• Press Release

Cameroon: 70 schoolchildren taken in mass abduction must be freed

November 5, 2018

A woman walks into Nigeria from Cameroon at a checkpoint border between Cameroon and Nigeria, in Mfum, in Cross Rivers State, southeast Nigeria, on February 1, 2018. The UN refugee agency on February 1, 2018 criticised Nigeria for breaching international agreements after the leader of a Cameroonian anglophone separatist movement and his supporters were extradited at Yaounde's request. Cameroon's government is fighting an insurgency by a group demanding a separate state for two regions that are home to most of the country's anglophones, who account for about a fifth of the population. Thousands of Cameroonians fled to the remote border region with Nigeria to escape from the violences in English-speaking southwest Cameroon. / AFP PHOTO / PIUS UTOMI EKPEI (Photo credit should read PIUS UTOMI EKPEI/AFP/Getty Images)

Following the abduction of at least 70 schoolchildren in Cameroon’s Anglophone region, Samira Daoud, Amnesty International Deputy regional director for West and Central Africa said:

“These appalling abductions show just how general population is paying the highest price as violence escalates in the Anglophone region.

“The abduction of schoolchildren and teachers can never be justified.

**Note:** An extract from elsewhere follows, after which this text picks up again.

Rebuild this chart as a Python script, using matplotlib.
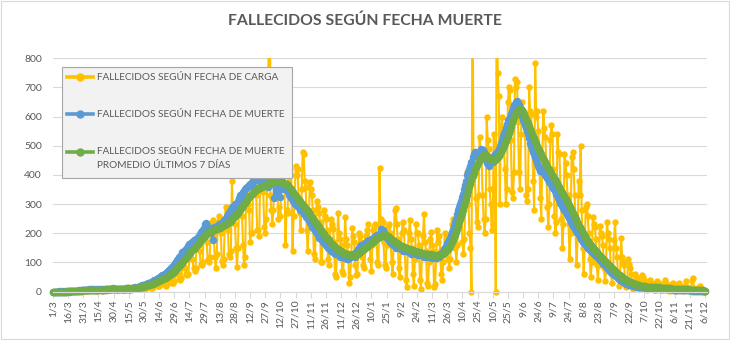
import numpy as np
import matplotlib
matplotlib.use("Agg")
import matplotlib.pyplot as plt
from matplotlib.lines import Line2D
from matplotlib.patches import Rectangle

# ---------------- DATA (daily, from 1/3/2020 to 6/12/2021) ----------------
tick_labels = ["1/3", "16/3", "31/3", "15/4", "30/4", "15/5", "30/5", "14/6", "29/6", "14/7",
               "29/7", "13/8", "28/8", "12/9", "27/9", "12/10", "27/10", "11/11", "26/11",
               "11/12", "26/12", "10/1", "25/1", "9/2", "24/2", "11/3", "26/3", "10/4", "25/4",
               "10/5", "25/5", "9/6", "24/6", "9/7", "24/7", "8/8", "23/8", "7/9", "22/9",
               "7/10", "22/10", "6/11", "21/11", "6/12"]

fallecidos_carga = [
    0,0,0,0,0,0,1, 0,0,0,1,0,0,0, 0,0,1,0,1,0,1, 1,2,1,3,5,2,1, 2,5,4,6,3,6,3,
    4,3,8,9,7,5,5, 4,3,7,8,5,9,3, 5,4,8,7,9,7,6, 5,6,8,10,7,9,6, 4,6,10,7,9,8,5,
    6,5,9,11,14,8,6, 7,8,11,16,12,10,9, 8,9,12,15,18,14,10, 10,12,18,22,25,20,13,
    12,15,24,30,33,28,20, 18,22,35,38,42,36,25, 20,25,45,50,56,48,30, 30,35,60,70,78,65,42,
    40,45,85,95,110,80,60, 55,60,120,130,145,110,80, 70,80,165,170,160,140,95,
    90,100,190,200,210,170,110, 100,120,215,240,245,195,120, 80,130,240,260,230,200,105,
    90,110,250,290,280,210,130, 120,140,380,260,300,230,150, 85,150,300,310,320,260,160,
    90,120,330,350,300,280,170, 200,200,370,390,400,330,210, 210,190,400,420,380,340,220,
    200,250,400,410,3351,330,280, 230,280,420,440,410,360,250, 290,260,430,420,400,370,160,
    280,270,380,420,400,350,140, 260,300,430,400,420,320,270, 210,350,480,470,380,360,210,
    140,230,375,350,330,280,130, 110,215,310,290,270,240,100, 100,200,280,260,250,210,110,
    90,180,250,230,215,170,60, 50,150,270,200,180,160,70, 60,140,255,180,160,130,30,
    50,120,218,190,170,90,55, 60,140,200,190,170,120,90, 80,150,190,210,230,180,110,
    70,160,210,220,230,180,100, 90,425,250,230,240,170,90, 80,160,220,230,200,170,100,
    60,170,280,285,230,180,80, 50,140,200,240,210,150,40, 15,150,200,245,180,150,60,
    20,110,230,200,200,160,40, 10,130,190,265,170,140,30, 20,100,180,205,160,140,15,
    25,110,210,170,190,140,60, 40,100,150,200,180,170,110, 80,110,200,230,250,220,150,
    100,160,280,290,300,290,170, 130,180,350,360,410,300,200, 150,0,1100,420,430,320,240,
    220,330,530,480,450,330,250, 200,250,600,520,490,350,300, 210,230,540,460,0,1200,750,
    670,300,550,600,560,500,420, 300,350,650,700,690,520,340, 320,410,730,700,720,580,410,
    350,540,650,620,600,540,330, 310,350,700,620,610,500,380, 280,784,600,620,550,480,320,
    250,430,620,560,530,440,290, 220,300,520,570,540,420,260, 200,240,540,480,470,360,250,
    150,230,470,440,400,330,230, 110,200,460,480,420,330,200, 90,190,380,330,500,280,150,
    60,150,290,300,260,200,110, 50,100,255,230,220,180,90, 40,90,225,200,190,160,80,
    35,70,240,200,180,150,60, 30,60,175,240,150,120,50, 20,45,185,120,100,90,40,
    15,30,110,95,80,60,25, 10,25,60,50,45,35,20, 8,15,55,50,40,30,15,
    5,12,35,40,30,25,10, 5,10,30,35,28,22,8, 4,8,25,40,30,20,8,
    3,8,20,25,30,18,6, 3,6,22,30,20,15,5, 2,5,20,35,15,12,4,
    2,4,38,45,12,10,3, 2,4,15,20,10,8,2, 0,0]

fallecidos_muerte = [
    0,0,0,0,0,0,1, 0,0,1,0,0,1,0, 1,1,0,2,1,1,2, 2,3,2,3,3,4,3, 4,5,4,6,5,6,6,
    6,7,5,8,6,7,6, 6,7,5,6,7,8,5, 7,6,8,7,6,8,7, 8,7,9,12,8,7,8, 9,8,10,9,8,10,9,
    10,9,11,10,12,9,10, 12,11,13,12,14,12,13, 15,16,18,20,22,21,24, 24,27,26,29,30,29,32,
    34,36,38,41,40,44,45, 46,50,52,56,55,58,60, 63,66,70,74,76,80,84, 88,92,98,100,108,112,118,
    120,125,135,130,140,138,145, 150,155,162,158,165,170,175, 172,180,178,188,192,198,205,
    208,212,218,232,236,225,215, 210,218,205,212,178,220,215, 220,225,222,230,228,235,232,
    240,245,250,248,260,265,270, 275,280,290,270,295,300,285, 305,310,320,330,325,335,340,
    345,350,355,360,358,365,370, 370,375,380,360,385,390,385, 390,380,395,385,390,400,395,
    385,380,390,360,380,395,385, 370,390,320,385,395,330,375, 360,325,370,380,350,365,355,
    350,340,330,345,320,330,310, 315,300,310,295,300,290,280, 285,275,280,265,270,255,260,
    250,245,235,240,220,225,215, 210,205,200,195,185,190,180, 175,170,165,175,160,155,150,
    150,145,140,148,135,138,130, 135,130,128,132,120,125,118, 118,122,115,125,110,112,120,
    118,120,125,128,130,120,135, 140,145,150,155,160,150,158, 160,165,168,172,165,175,170,
    175,180,185,182,190,188,195, 195,200,215,205,210,200,195, 190,185,180,175,170,168,165,
    160,165,158,150,162,155,150, 150,145,148,140,152,145,140, 138,142,135,140,130,138,135,
    132,135,128,130,125,132,128, 125,128,122,118,130,125,122, 120,125,118,128,115,122,120,
    118,115,122,125,120,128,130, 132,138,145,150,155,165,170, 175,185,195,205,215,225,240,
    250,265,280,290,300,310,325, 335,350,365,380,400,410,420, 430,445,460,470,480,480,470,
    475,480,460,490,470,485,480, 465,455,440,450,430,445,460, 450,445,455,470,465,480,475,
    490,500,510,520,535,545,550, 560,575,590,580,600,610,620, 630,640,635,650,655,645,640,
    630,615,600,590,580,570,560, 550,540,525,510,500,490,480, 470,460,450,440,430,425,415,
    425,415,410,405,400,395,390, 385,375,378,370,360,355,350, 345,335,330,320,315,305,300,
    295,288,280,273,265,258,252, 246,240,233,226,220,214,208, 205,199,193,187,181,175,170,
    168,163,158,154,150,146,143, 140,136,132,128,124,121,118, 115,111,107,103,100,96,93,
    90,86,82,79,75,72,68, 65,62,58,55,52,49,46, 44,41,39,36,34,32,30,
    27,26,25,24,23,22,21, 20,19,19,18,17,16,16, 15,15,14,14,14,13,13,
    13,12,12,12,11,11,11, 10,10,10,10,9,9,9, 9,8,8,8,8,8,7,
    7,7,7,7,6,6,6, 6,6,6,5,5,5,5, 5,5,4,4,4,4,4,
    4,4,3,3,3,3,3, 3,3,2,2,2,2,2, 1,1]

promedio_7_dias = [
    0,0,0,0,0,0,0, 0,0,0,0,0,0,0, 0,1,1,1,1,1,1, 1,2,2,2,2,3,3, 3,3,4,4,4,5,5,
    5,5,6,6,6,6,6, 6,6,6,6,6,6,6, 6,6,6,7,7,7,7, 7,7,7,7,8,8,8, 8,8,8,8,9,9,9,
    9,9,9,10,10,10,10, 10,10,11,11,11,12,12, 12,13,14,15,16,17,18, 18,20,21,22,23,24,25,
    26,27,29,30,32,33,35, 36,38,40,42,44,46,47, 48,51,53,56,58,61,63, 65,69,72,76,80,84,87,
    90,94,99,103,107,111,116, 120,124,129,133,138,142,146, 150,155,159,164,168,172,176,
    180,184,188,192,196,199,202, 205,207,209,210,211,212,213, 215,216,217,218,219,221,223,
    225,227,229,231,233,235,237, 240,243,247,251,255,258,262, 265,270,275,280,285,290,295,
    300,305,310,315,320,324,327, 330,334,337,341,344,347,350, 352,354,356,358,360,362,363,
    365,367,368,370,371,372,374, 375,376,377,377,378,378,378, 378,377,376,375,373,371,369,
    368,364,360,356,351,346,340, 335,331,327,322,318,313,309, 305,301,297,292,288,283,279,
    275,270,265,260,255,250,245, 240,235,230,225,220,215,210, 205,200,196,191,187,183,179,
    175,171,167,164,160,157,153, 150,147,145,142,140,138,135, 133,132,130,129,128,127,126,
    125,125,124,124,124,125,126, 128,130,133,136,139,141,143, 145,148,151,154,157,160,162,
    165,168,171,174,177,180,182, 185,188,190,192,193,194,194, 193,191,189,186,183,180,177,
    175,172,170,167,165,163,160, 158,156,155,153,152,150,149, 148,147,146,145,144,143,141,
    140,139,138,137,136,135,134, 132,131,130,129,128,128,127, 127,126,126,125,125,124,124,
    124,123,123,123,123,124,125, 128,130,133,136,139,143,147, 150,156,163,170,178,186,195,
    205,215,226,237,248,259,270, 280,293,306,319,332,345,358, 370,383,396,408,419,428,435,
    440,447,453,458,462,465,467, 468,467,465,462,459,456,454, 452,451,451,452,454,457,461,
    466,472,478,485,492,500,508, 516,525,535,545,555,566,577, 588,598,607,614,620,624,627,
    627,625,621,615,608,600,592, 585,577,568,559,550,541,533, 525,516,508,500,492,484,477,
    470,463,457,450,444,438,432, 425,419,413,407,401,395,390, 385,378,372,365,359,352,346,
    340,333,326,319,311,304,297, 290,283,276,268,261,254,247, 240,233,226,220,213,207,201,
    195,189,183,178,173,168,163, 158,154,150,146,142,138,134, 130,126,122,119,115,111,108,
    105,101,97,94,90,87,83, 80,77,73,70,67,64,61, 58,55,52,49,47,44,42,
    40,38,36,34,33,31,30, 28,27,26,25,24,23,21, 20,19,19,18,18,18,17,
    17,17,16,16,16,15,15, 15,15,14,14,14,13,13, 13,12,12,12,12,11,11,
    11,11,10,10,10,10,10, 10,9,9,9,9,8,8, 8,8,7,7,7,7,6,
    6,6,6,5,5,5,5, 5,5,4,4,4,4,4, 3,3]

series_names = ["FALLECIDOS SEGÚN FECHA DE CARGA",
                "FALLECIDOS SEGÚN FECHA DE MUERTE",
                "FALLECIDOS SEGÚN FECHA DE MUERTE\nPROMEDIO ÚLTIMOS 7 DÍAS"]
title = "FALLECIDOS SEGÚN FECHA MUERTE"

# ---------------- STYLE ----------------
YEL, BLU, GRN = "#FFC000", "#5B9BD5", "#70AD47"
TXT = "#595959"
GRID = "#D9D9D9"
FONT = ["Lato", "DejaVu Sans"]
plt.rcParams["font.family"] = FONT

W, H = 730, 341
fig = plt.figure(figsize=(W / 100, H / 100), dpi=100)
fig.patch.set_facecolor("white")


def fx(px):
    return px / W


def fy(py):
    return 1 - py / H


n = min(len(fallecidos_carga), len(fallecidos_muerte), len(promedio_7_dias))
x = np.arange(n)
ppd = (705 - 53) / 645.0
x_right = (707 - 53) / ppd

ax = fig.add_axes([fx(53), fy(291.5), fx(707) - fx(53), fy(58.3) - fy(291.5)])
ax.set_xlim(0, x_right)
ax.set_ylim(0, 800)
ax.set_yticks(range(0, 801, 100))
ax.yaxis.grid(True, color=GRID, lw=0.8)
ax.set_axisbelow(True)
for s in ["left", "right", "top"]:
    ax.spines[s].set_visible(False)
ax.spines["bottom"].set_color(GRID)
ax.spines["bottom"].set_linewidth(0.8)
ax.tick_params(axis="y", length=0, pad=8, labelsize=7.5, labelcolor=TXT)
ax.set_xticks(np.arange(0, 15 * len(tick_labels), 15))
ax.set_xticklabels(tick_labels, rotation=90)
ax.tick_params(axis="x", length=4, width=0.8, color=GRID, pad=2, labelsize=7.5, labelcolor=TXT)

styles = [(YEL, 1.5, 3.6), (BLU, 1.8, 4.4), (GRN, 2.9, 4.4)]
handles = []
for vals, (c, lw, ms) in zip([fallecidos_carga, fallecidos_muerte, promedio_7_dias], styles):
    ln, = ax.plot(x, vals[:n], color=c, lw=lw, marker="o", ms=ms, mec=c, mfc=c)
    handles.append(ln)
clip = Rectangle((-0.02, -0.03), 1.04, 1.03, transform=ax.transAxes)
for ln in handles:
    ln.set_clip_path(clip)

# outer chart border
fig.add_artist(Rectangle((fx(0.5), fy(338.5)), fx(728.5) - fx(0.5), fy(0.5) - fy(338.5),
                         transform=fig.transFigure, fill=False, edgecolor=GRID, lw=0.8))

# title
t_title = fig.text(fx(365), fy(21), title, ha="center", va="center", fontsize=13,
                   fontweight="bold", color=TXT)

# manual legend
fig.add_artist(Rectangle((fx(62), fy(178)), fx(292) - fx(62), fy(67) - fy(178),
                         transform=fig.transFigure, facecolor="#F2F2F2", edgecolor="#A6A6A6",
                         lw=0.8, zorder=10))
leg_y = [77.3, 114.3, 151.7]
texts = []
for (c, lw, ms), py, name in zip(styles, leg_y, series_names):
    fig.add_artist(Line2D([fx(67), fx(93)], [fy(py), fy(py)], transform=fig.transFigure,
                          color=c, lw=2.6, zorder=11))
    fig.add_artist(Line2D([fx(80)], [fy(py)], transform=fig.transFigure, color=c,
                          marker="o", ms=5.0, zorder=12))
    for i, ln_txt in enumerate(name.split("\n")):
        t = fig.text(fx(97), fy(py + i * 14.3), ln_txt, ha="left", va="center",
                     fontsize=8, color=TXT, zorder=13)
        texts.append(t)

fig.canvas.draw()
r = fig.canvas.get_renderer()
w0 = texts[0].get_window_extent(r).width
fs = 8 * 182.6 / w0
for t in texts:
    t.set_fontsize(fs)
wt = t_title.get_window_extent(r).width
t_title.set_fontsize(13 * 275.0 / wt)

fig.savefig("out.png", dpi=100)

Whoever is responsible must release and return the victims immediately.

“We express solidarity with the families of these children and demand that the Cameroon authorities do everything in their power to ensure all the pupils and school staff are freed unharmed.

“In a case with a chilling echo of the 2014 kidnappings of the Chibok schoolgirls in Nigeria, it is vital that Cameroon’s government act swiftly and decisively to reunite these children with their loved ones.”

Background

Violence and unrest in Cameroon’s Anglophone regions escalated in late 2016 after a series of strikes and protests against what teachers, lawyers and students viewed as ongoing discrimination against Anglophones. They have since become a fertile ground for horrific human rights abuses on an almost daily basis. Armed separatists burned down schools and attacked teachers, while security forces have tortured people, open fired on crowds and destroyed villages in an ever-worsening spiral of violence.